進入院落,便進入到了一個花木扶疏、老藤虬枝的小院。翠竹叢中,黑色大理石底座上雕刻著蒲松齡的全身坐像,右手捻須,左手持書,凝視前方,一副悠然自得的樣子。穿過雙層小角門,步入聊齋小院,只見一間樸素清雅,茅草蓋頂青石為基的農家小舍,正房是蒲公的書房,一部流傳幾百年的《聊齋》在此陋室中誕生。門前院內兩株石榴樹,古建筑與園林專家陳從周先生曾題詩贊曰:“繁花古木映庭除,陋室三間寫異書。”
去山東旅游,少不得去拜謁蒲松齡故居。這便是“撞”入故居的第一印象。
蒲松齡十八歲以第一名成績考取秀才,再去參加鄉試,想中個舉人好做官。也許是命中注定沒有官運,他連考八次,次次發榜時就是看不到自己的名字。老婆劉氏說:算了吧,認命吧。從此,老蒲斷了做官念頭,跑到幾十里外一戶畢姓的大戶人家當起了家庭塾師。這畢家主人曾在朝廷里做過戶部尚書。畢家藏書萬卷,又待老蒲不錯,老蒲在此飽讀詩書,為日后的創作打下了基礎。
家教幾年,老蒲在老畢家書看多了,也很想自己寫部書,寫點東西留人間。蒲松齡是在四十五歲時去當的家教,也是從這個時候開始創作《聊齋志異》的。
有種說法是,蒲松齡為了寫怪異小說,在他家鄉東門外的柳泉旁邊擺了免費茶攤,請遠近老鄉和過路的客人喝茶講奇異故事,晚上收攤回家再把聽到的故事加工成小說。這是《三借廬筆談》里說的,魯迅先生早就分析了,說不太可能。當時蒲公家里有時連鍋都揭不開,怎有閑有錢優哉游哉擺茶攤。比較可信的情形是,蒲公除了道聽途說、廣搜志異故事外,經常從古人書里找素材。后世專家研究說,《聊齋志異》中有不少篇什,是受前人作品的影響和啟發。大概有一百篇小說是改寫前人作品。
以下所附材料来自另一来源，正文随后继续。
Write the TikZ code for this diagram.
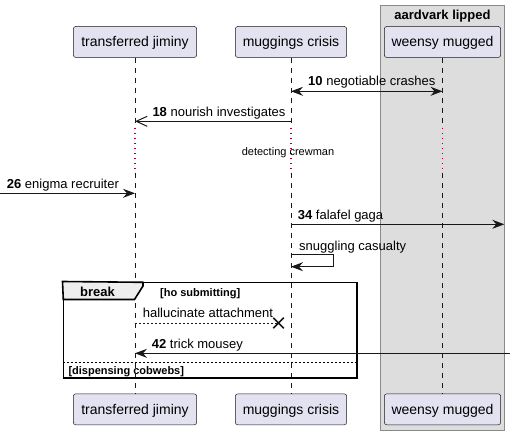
\documentclass[tikz,border=0pt]{standalone}
\usepackage{fontspec}
\setmainfont{Liberation Sans}
\usetikzlibrary{arrows.meta,shapes.misc}
\definecolor{partfill}{HTML}{E2E2F0}
\definecolor{linec}{HTML}{181818}
\definecolor{boxfill}{HTML}{DDDDDD}
\definecolor{boxdraw}{HTML}{8A8A8A}
\definecolor{delayc}{HTML}{A80036}
\definecolor{tabfill}{HTML}{EEEEEE}
\begin{document}
\begin{tikzpicture}[x=1pt,y=-1pt,
  part/.style={draw=linec, line width=0.5pt, fill=partfill, rounded corners=2.5pt,
    font=\fontsize{14}{16}\selectfont, text height=12pt, text depth=2pt,
    minimum height=31pt, inner sep=0pt},
  life/.style={draw=linec, line width=0.5pt, dash pattern=on 5pt off 5pt},
  delay/.style={draw=delayc, line width=1.2pt, dash pattern=on 1.2pt off 3.8pt},
  msg/.style={draw=linec, line width=1pt},
  tipf/.tip={Stealth[length=12pt,width=9pt,inset=4pt]},
  tipo/.tip={Straight Barb[length=11pt,width=10pt,line width=1pt]},
  lbl/.style={anchor=base west, inner sep=0pt, font=\fontsize{13}{15}\selectfont},
  small/.style={anchor=base, inner sep=0pt, font=\fontsize{11}{13}\selectfont},
  frlbl/.style={anchor=base west, inner sep=0pt, font=\fontsize{11}{13}\selectfont\bfseries},
]
\useasboundingbox (0,0) rectangle (510,435);
% group box
\node[draw=boxdraw, fill=boxfill, line width=1pt, minimum width=123.6pt, minimum height=424pt, inner sep=0pt] (grp) at (442.5,218) {};
\node[anchor=base, inner sep=0pt, font=\fontsize{13}{15}\selectfont\bfseries] (grpt) at (442.5,19.5) {aardvark lipped};
% participants
\node[part, minimum width=123.4pt] (tjT) at (135,42) {transferred jiminy};
\node[part, minimum width=111.4pt] (mcT) at (291,42) {muggings crisis};
\node[part, minimum width=116.4pt] (wmT) at (442.5,42) {weensy mugged};
\node[part, minimum width=123.4pt] (tjB) at (135,409.3) {transferred jiminy};
\node[part, minimum width=111.4pt] (mcB) at (291,409.3) {muggings crisis};
\node[part, minimum width=116.4pt] (wmB) at (442.5,409.3) {weensy mugged};
% y levels
\coordinate (yd1) at (0,128);
\coordinate (yd2) at (0,173);
\coordinate (y10) at (0,91.3);
\coordinate (y18) at (0,121.3);
\coordinate (left26) at (0,193.3);
\coordinate (y34) at (0,224.3);
\coordinate (right34) at (504.3,224.3);
\coordinate (ys1) at (0,254.3);
\coordinate (ys2) at (0,266.7);
\coordinate (r42) at (510,353.3);
\coordinate (ysep) at (0,362);
% lifelines
\foreach \p in {tj,mc,wm}{
  \draw[life] (\p T.south) -- (\p T.south |- yd1);
  \draw[delay] (\p T.south |- yd1) -- (\p T.south |- yd2);
  \draw[life] (\p T.south |- yd2) -- (\p B.north);
}
% messages
\draw[msg, tipf-tipf] (mcT.south |- y10) -- (wmT.south |- y10);
\node[lbl] (l10) at (308,86) {\textbf{10} negotiable crashes};
\draw[msg, -tipo] (mcT.south |- y18) -- (tjT.south |- y18);
\node[lbl] (l18) at (152.3,117) {\textbf{18} nourish investigates};
\node[small] (ldelay) at (288,155.3) {detecting crewman};
\draw[msg, -tipf] (left26) -- (tjT.south |- left26);
\node[lbl] (l26) at (6.7,189) {\textbf{26} enigma recruiter};
\draw[msg, -tipf] (mcT.south |- y34) -- (right34);
\node[lbl] (l34) at (297.7,219.5) {\textbf{34} falafel gaga};
\node[lbl] (lself) at (299,250.5) {snuggling casualty};
\draw[msg, -tipf] (mcT.south |- ys1) -- ++(42.6,0) -- ++(0,12.4) -- (mcT.south |- ys2);
% break frame
\node[draw=black, line width=1.6pt, minimum width=293.4pt, minimum height=95.4pt, inner sep=0pt] (brk) at (210,330) {};
\draw[fill=tabfill, draw=black, line width=1.6pt] (brk.north west) -- (143,282.3) -- (143,286) -- (134.5,299.5) -- (63.3,299.5) -- cycle;
\node[anchor=base, inner sep=0pt, font=\fontsize{13}{15}\selectfont\bfseries] (brkt) at (97.5,296.5) {break};
\node[frlbl] (cond1) at (160,296.5) {[ho submitting]};
\node[cross out, draw=linec, line width=1.5pt, minimum size=9pt, inner sep=0pt] (xnode) at (278.5,323) {};
\draw[draw=linec, line width=0.7pt, dash pattern=on 2pt off 2pt] (tjT.south |- xnode) -- (xnode.center);
\node[lbl] (lhal) at (142.7,317.5) {hallucinate attachment};
\draw[msg, -tipf] (r42) -- (tjT.south |- r42);
\node[lbl] (l42) at (151.7,348.5) {\textbf{42} trick mousey};
\draw[draw=black, line width=0.7pt, dash pattern=on 2pt off 2pt] (brk.west |- ysep) -- (brk.east |- ysep);
\node[frlbl] (cond2) at (68.3,374) {[dispensing cobwebs]};
\end{tikzpicture}
\end{document}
有的前人作品非常簡單,只幾十字或百來字,蒲公就把它鋪衍開來,創作成一篇篇帶著自己想象的人與鬼之間亦真亦幻的小說。
那些“人鬼情未了”的故事寫了五年,也就是到蒲公五十歲時,書是寫成了,但窮得家徒四壁的老蒲,哪有錢送書到印坊去付印。那時,文人墨客出書都是自己掏錢的,老蒲掏不出錢,書自然出不了。他只得仰天長嘆,自吟一首七絕:“《志異》書成共笑之,布袍蕭索鬢如絲。十年頗得黃州意,冷雨寒燈夜話時。”七十一歲那年,地方教育部門看蒲松齡可憐,援例給了他一個貢生。七十六歲那年,老蒲因妻子去世憂郁成疾,倚窗而卒。《聊齋志異》 的刻印出版是在他死后五十年之后的事了。這時候蒲公什么也不知道了。
人世間有不少事情總有兩面性。老蒲雖與仕途無緣,但他用寫作來救贖自己不幸的命運。如果老蒲考上功名,在清朝或許只多一個縣太爺級別之類的平常官僚,中國文壇卻少了一個名揚海內外的傳世作家,世人也很可能看不到《聊齋志異》了。